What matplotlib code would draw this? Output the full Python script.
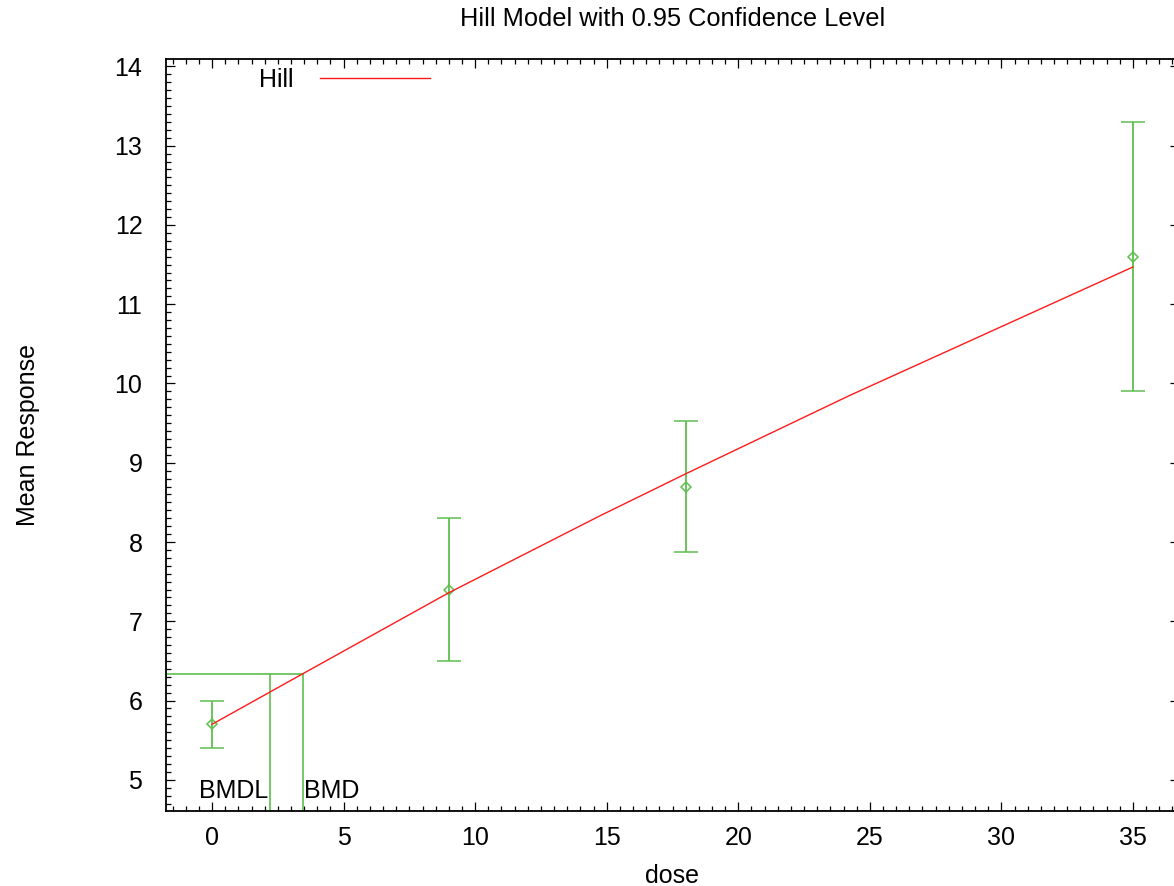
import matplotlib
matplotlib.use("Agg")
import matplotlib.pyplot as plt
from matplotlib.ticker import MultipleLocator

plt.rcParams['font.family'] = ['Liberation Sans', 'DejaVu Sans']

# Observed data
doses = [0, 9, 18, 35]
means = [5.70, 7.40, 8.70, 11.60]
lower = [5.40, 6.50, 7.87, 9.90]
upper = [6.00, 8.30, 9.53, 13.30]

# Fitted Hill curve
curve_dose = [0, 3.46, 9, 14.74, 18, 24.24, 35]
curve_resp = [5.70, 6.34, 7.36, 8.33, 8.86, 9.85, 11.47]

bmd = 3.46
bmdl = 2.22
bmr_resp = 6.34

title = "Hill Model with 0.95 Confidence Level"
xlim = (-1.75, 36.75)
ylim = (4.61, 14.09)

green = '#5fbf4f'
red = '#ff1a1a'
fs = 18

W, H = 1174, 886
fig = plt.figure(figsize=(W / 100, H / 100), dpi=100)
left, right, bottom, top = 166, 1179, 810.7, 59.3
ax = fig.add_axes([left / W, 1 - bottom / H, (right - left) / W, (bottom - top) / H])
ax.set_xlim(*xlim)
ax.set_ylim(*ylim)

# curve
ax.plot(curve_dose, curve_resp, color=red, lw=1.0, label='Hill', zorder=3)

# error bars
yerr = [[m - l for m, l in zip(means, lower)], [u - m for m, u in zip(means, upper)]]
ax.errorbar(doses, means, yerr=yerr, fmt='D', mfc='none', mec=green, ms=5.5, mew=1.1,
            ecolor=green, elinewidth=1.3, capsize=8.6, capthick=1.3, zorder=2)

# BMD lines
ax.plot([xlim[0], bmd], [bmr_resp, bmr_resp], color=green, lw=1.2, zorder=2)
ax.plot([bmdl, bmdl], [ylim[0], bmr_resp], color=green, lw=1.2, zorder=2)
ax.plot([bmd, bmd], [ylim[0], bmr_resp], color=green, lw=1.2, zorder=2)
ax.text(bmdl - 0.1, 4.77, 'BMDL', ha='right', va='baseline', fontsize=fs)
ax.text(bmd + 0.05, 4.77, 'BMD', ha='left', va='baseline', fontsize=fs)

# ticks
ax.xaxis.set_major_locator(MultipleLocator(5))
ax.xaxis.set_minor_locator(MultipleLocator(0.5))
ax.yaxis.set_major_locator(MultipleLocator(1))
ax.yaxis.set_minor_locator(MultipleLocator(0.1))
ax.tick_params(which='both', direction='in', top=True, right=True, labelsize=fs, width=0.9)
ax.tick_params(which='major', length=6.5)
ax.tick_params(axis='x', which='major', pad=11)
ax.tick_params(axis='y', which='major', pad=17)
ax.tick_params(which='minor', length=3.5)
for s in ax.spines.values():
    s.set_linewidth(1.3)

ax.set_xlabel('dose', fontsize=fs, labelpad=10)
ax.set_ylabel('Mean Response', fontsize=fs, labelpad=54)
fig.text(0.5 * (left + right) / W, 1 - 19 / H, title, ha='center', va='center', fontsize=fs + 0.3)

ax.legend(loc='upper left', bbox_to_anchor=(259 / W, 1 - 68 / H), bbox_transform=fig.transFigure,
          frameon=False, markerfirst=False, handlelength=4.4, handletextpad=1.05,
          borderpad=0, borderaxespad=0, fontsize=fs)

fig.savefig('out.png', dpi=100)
========================================================================
* SET TASK:
Leave out all pictures, then copy the remaining material exactly.

* EXERCISE SOLUTION:
What matplotlib code would draw this? Output the full Python script.
import matplotlib
matplotlib.use("Agg")
import matplotlib.pyplot as plt
from matplotlib.ticker import MultipleLocator

plt.rcParams['font.family'] = ['Liberation Sans', 'DejaVu Sans']

# Observed data
doses = [0, 9, 18, 35]
means = [5.70, 7.40, 8.70, 11.60]
lower = [5.40, 6.50, 7.87, 9.90]
upper = [6.00, 8.30, 9.53, 13.30]

# Fitted Hill curve
curve_dose = [0, 3.46, 9, 14.74, 18, 24.24, 35]
curve_resp = [5.70, 6.34, 7.36, 8.33, 8.86, 9.85, 11.47]

bmd = 3.46
bmdl = 2.22
bmr_resp = 6.34

title = "Hill Model with 0.95 Confidence Level"
xlim = (-1.75, 36.75)
ylim = (4.61, 14.09)

green = '#5fbf4f'
red = '#ff1a1a'
fs = 18

W, H = 1174, 886
fig = plt.figure(figsize=(W / 100, H / 100), dpi=100)
left, right, bottom, top = 166, 1179, 810.7, 59.3
ax = fig.add_axes([left / W, 1 - bottom / H, (right - left) / W, (bottom - top) / H])
ax.set_xlim(*xlim)
ax.set_ylim(*ylim)

# curve
ax.plot(curve_dose, curve_resp, color=red, lw=1.0, label='Hill', zorder=3)

# error bars
yerr = [[m - l for m, l in zip(means, lower)], [u - m for m, u in zip(means, upper)]]
ax.errorbar(doses, means, yerr=yerr, fmt='D', mfc='none', mec=green, ms=5.5, mew=1.1,
            ecolor=green, elinewidth=1.3, capsize=8.6, capthick=1.3, zorder=2)

# BMD lines
ax.plot([xlim[0], bmd], [bmr_resp, bmr_resp], color=green, lw=1.2, zorder=2)
ax.plot([bmdl, bmdl], [ylim[0], bmr_resp], color=green, lw=1.2, zorder=2)
ax.plot([bmd, bmd], [ylim[0], bmr_resp], color=green, lw=1.2, zorder=2)
ax.text(bmdl - 0.1, 4.77, 'BMDL', ha='right', va='baseline', fontsize=fs)
ax.text(bmd + 0.05, 4.77, 'BMD', ha='left', va='baseline', fontsize=fs)

# ticks
ax.xaxis.set_major_locator(MultipleLocator(5))
ax.xaxis.set_minor_locator(MultipleLocator(0.5))
ax.yaxis.set_major_locator(MultipleLocator(1))
ax.yaxis.set_minor_locator(MultipleLocator(0.1))
ax.tick_params(which='both', direction='in', top=True, right=True, labelsize=fs, width=0.9)
ax.tick_params(which='major', length=6.5)
ax.tick_params(axis='x', which='major', pad=11)
ax.tick_params(axis='y', which='major', pad=17)
ax.tick_params(which='minor', length=3.5)
for s in ax.spines.values():
    s.set_linewidth(1.3)

ax.set_xlabel('dose', fontsize=fs, labelpad=10)
ax.set_ylabel('Mean Response', fontsize=fs, labelpad=54)
fig.text(0.5 * (left + right) / W, 1 - 19 / H, title, ha='center', va='center', fontsize=fs + 0.3)

ax.legend(loc='upper left', bbox_to_anchor=(259 / W, 1 - 68 / H), bbox_transform=fig.transFigure,
          frameon=False, markerfirst=False, handlelength=4.4, handletextpad=1.05,
          borderpad=0, borderaxespad=0, fontsize=fs)

fig.savefig('out.png', dpi=100)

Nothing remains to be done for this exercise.